To build a better seed system, Perkins, in conjunction with SDSU assistant professor Krista Ehlert and assistant professor Jennifer Zavaleta Cheek, Emily Rohrer from the USDA and Amy Symstad from the USGS, have produced a strategy guide.

"This strategy aims to provide all stakeholders with information and tools to build a robust and resilient native seed system," Perkins said.

"The Northern Great Plains Native Seed Strategy" describes six goals of the Northern Great Plains Native Seed Partnership, each with specific objectives and supporting action items.

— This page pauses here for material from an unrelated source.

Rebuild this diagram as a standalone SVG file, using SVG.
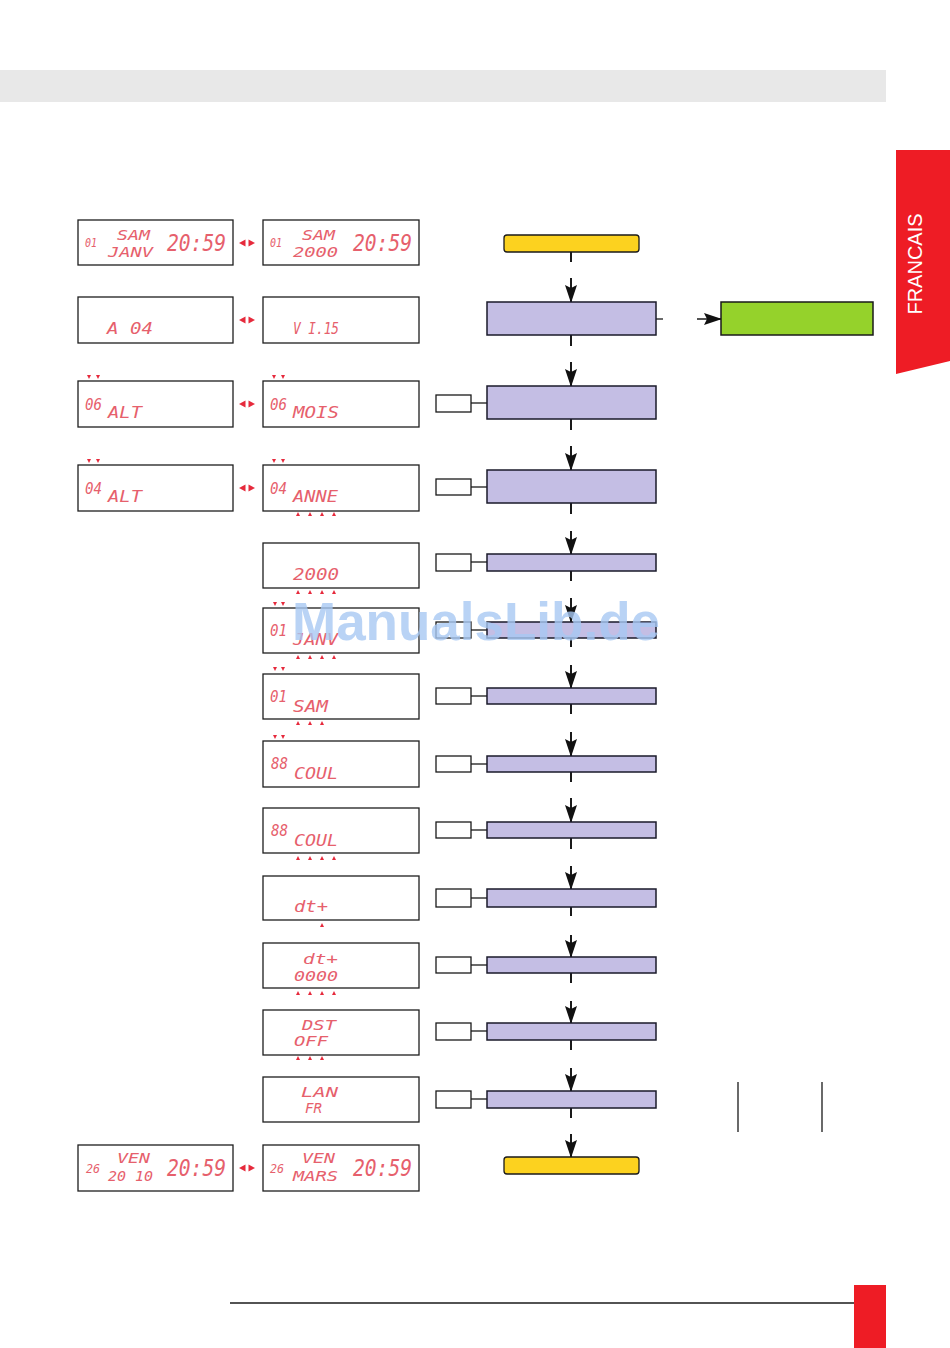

The goals are:

  1. Identify knowledge gaps, needs and production capability in the Northern Great Plains native seed system.
  2. Conduct research to improve native seed production and use in land stewardship activities.
  3. Improve reliable availability of ecologically appropriate seed.
  4. Develop and implement decision-support tools that enable participants in the Northern Great Plains native seed system to collect, produce and use native seed to meet their objectives.
  5. Develop and implement strategies for internal communication within the Northern Great Palins Native Seed Partnership.
  6. Develop and implement a multipronged approach for external communication to increase public awareness of native plants and the native seed system in the Northern Great Plains.

Perkins wants SDSU's Native Plant Initiative to serve as the research hub for achieving the strategy's goals. The research, Perkins said, will focus on identifying the native plants growers and seed collectors are most interested in. They will also focus their research efforts on improving native plant growth in fields.

"Native seeds operate on a different timeline that traditional crops," Perkins said. "Our challenge is understanding these complexities."